TASK DETAILS
Only the lines from the start of the data through the line with "W, H = 785, 935" belong in the copy. Restate them word for word, minus the pictures.

DATA BLOCK
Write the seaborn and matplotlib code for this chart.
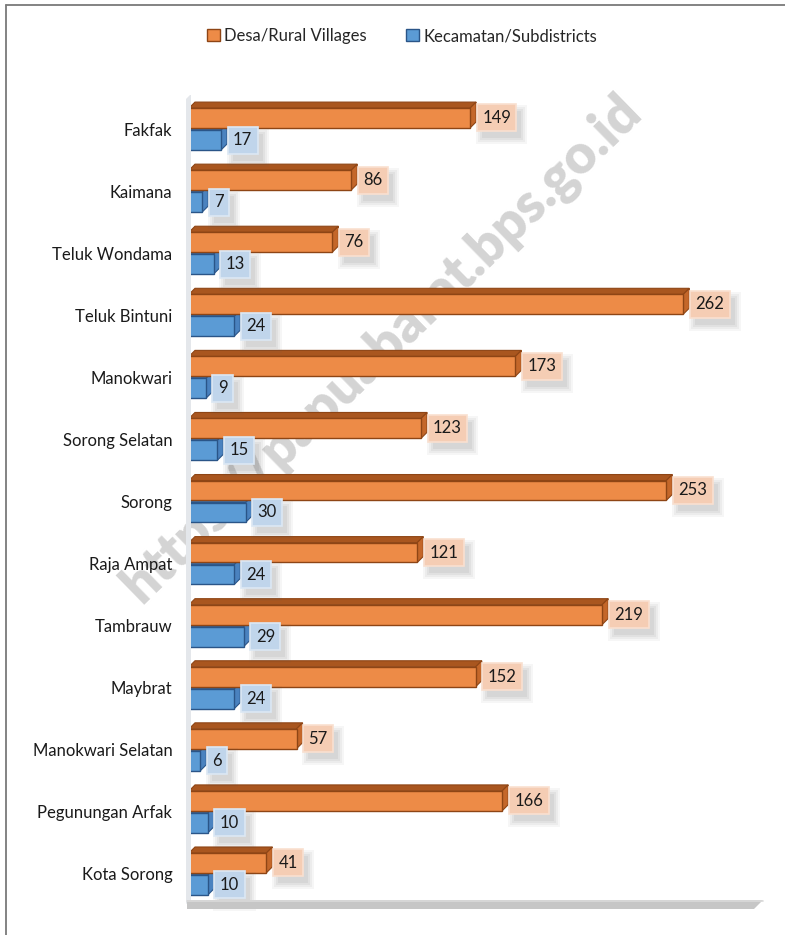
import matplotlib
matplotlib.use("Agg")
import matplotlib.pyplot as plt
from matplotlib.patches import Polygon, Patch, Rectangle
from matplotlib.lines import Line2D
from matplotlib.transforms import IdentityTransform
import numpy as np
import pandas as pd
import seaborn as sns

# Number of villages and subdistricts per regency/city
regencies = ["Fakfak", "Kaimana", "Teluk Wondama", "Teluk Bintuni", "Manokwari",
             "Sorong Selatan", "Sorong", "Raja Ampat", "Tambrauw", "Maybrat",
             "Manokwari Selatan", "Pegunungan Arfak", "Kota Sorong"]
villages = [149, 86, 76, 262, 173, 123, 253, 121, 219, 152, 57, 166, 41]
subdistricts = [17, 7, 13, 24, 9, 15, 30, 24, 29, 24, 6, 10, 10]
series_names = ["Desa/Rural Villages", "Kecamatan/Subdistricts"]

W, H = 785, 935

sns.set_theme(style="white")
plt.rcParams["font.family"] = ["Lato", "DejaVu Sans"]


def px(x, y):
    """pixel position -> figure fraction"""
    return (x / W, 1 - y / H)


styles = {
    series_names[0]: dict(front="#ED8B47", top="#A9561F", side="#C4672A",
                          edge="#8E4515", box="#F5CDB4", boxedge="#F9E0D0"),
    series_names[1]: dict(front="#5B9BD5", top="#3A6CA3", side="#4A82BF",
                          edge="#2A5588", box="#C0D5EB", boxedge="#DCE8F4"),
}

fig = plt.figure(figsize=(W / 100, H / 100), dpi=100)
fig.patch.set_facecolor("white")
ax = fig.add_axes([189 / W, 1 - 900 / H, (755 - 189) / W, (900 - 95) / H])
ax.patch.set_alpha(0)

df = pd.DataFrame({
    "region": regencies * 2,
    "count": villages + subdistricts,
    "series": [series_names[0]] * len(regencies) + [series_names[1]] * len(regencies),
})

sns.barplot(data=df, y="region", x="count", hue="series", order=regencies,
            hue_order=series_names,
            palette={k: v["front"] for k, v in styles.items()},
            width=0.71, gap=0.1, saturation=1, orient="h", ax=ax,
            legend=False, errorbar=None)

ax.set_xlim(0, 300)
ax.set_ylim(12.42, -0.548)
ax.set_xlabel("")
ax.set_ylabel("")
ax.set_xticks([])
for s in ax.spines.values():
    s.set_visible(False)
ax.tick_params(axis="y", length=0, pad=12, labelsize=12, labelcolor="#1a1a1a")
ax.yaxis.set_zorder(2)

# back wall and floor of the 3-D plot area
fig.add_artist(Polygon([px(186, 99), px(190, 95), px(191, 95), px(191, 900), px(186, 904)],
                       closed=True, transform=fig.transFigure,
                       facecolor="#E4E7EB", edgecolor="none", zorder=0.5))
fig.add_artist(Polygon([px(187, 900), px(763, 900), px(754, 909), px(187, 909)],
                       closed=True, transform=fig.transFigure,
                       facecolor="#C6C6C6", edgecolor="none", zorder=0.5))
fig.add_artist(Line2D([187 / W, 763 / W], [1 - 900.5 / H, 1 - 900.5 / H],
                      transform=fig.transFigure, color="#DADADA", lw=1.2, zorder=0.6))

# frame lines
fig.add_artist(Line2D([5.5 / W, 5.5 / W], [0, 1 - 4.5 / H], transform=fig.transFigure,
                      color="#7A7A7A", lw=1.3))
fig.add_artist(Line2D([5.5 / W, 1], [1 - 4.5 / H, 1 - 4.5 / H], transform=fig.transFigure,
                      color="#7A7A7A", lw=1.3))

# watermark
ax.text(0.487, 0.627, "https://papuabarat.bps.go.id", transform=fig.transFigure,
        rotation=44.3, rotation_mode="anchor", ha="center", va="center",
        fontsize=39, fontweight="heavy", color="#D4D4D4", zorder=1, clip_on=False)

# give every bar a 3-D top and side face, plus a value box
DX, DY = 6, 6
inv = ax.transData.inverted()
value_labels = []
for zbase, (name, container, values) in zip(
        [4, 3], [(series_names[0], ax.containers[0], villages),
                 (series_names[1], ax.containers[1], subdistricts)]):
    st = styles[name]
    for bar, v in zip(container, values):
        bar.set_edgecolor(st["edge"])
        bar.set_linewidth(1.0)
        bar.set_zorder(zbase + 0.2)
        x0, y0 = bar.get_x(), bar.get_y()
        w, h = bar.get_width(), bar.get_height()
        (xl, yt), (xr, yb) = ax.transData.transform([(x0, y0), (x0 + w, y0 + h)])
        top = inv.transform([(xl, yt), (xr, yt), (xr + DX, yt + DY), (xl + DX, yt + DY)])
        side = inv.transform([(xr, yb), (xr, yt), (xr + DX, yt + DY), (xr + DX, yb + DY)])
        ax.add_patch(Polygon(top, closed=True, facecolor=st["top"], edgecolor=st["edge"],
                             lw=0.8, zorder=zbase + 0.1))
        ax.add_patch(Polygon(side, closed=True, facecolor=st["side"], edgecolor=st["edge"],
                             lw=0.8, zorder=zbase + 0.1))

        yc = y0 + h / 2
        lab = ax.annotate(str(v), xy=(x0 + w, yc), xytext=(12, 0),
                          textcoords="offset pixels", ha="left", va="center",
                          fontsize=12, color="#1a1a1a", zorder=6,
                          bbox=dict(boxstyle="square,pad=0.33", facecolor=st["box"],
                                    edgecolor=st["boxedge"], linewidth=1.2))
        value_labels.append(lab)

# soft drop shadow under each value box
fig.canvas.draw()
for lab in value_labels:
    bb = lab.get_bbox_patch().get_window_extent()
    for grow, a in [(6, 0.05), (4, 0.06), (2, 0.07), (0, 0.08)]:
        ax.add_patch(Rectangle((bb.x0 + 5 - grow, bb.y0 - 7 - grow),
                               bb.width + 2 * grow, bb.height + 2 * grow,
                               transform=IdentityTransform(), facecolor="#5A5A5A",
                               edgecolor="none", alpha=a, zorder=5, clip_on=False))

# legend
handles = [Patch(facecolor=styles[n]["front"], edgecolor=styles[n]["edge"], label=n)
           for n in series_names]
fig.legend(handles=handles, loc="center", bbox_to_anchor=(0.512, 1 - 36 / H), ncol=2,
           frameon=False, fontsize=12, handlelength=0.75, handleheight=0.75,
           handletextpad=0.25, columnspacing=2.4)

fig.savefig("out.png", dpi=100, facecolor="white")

PROBLEM SOLUTION
Write the seaborn and matplotlib code for this chart.
import matplotlib
matplotlib.use("Agg")
import matplotlib.pyplot as plt
from matplotlib.patches import Polygon, Patch, Rectangle
from matplotlib.lines import Line2D
from matplotlib.transforms import IdentityTransform
import numpy as np
import pandas as pd
import seaborn as sns

# Number of villages and subdistricts per regency/city
regencies = ["Fakfak", "Kaimana", "Teluk Wondama", "Teluk Bintuni", "Manokwari",
             "Sorong Selatan", "Sorong", "Raja Ampat", "Tambrauw", "Maybrat",
             "Manokwari Selatan", "Pegunungan Arfak", "Kota Sorong"]
villages = [149, 86, 76, 262, 173, 123, 253, 121, 219, 152, 57, 166, 41]
subdistricts = [17, 7, 13, 24, 9, 15, 30, 24, 29, 24, 6, 10, 10]
series_names = ["Desa/Rural Villages", "Kecamatan/Subdistricts"]

W, H = 785, 935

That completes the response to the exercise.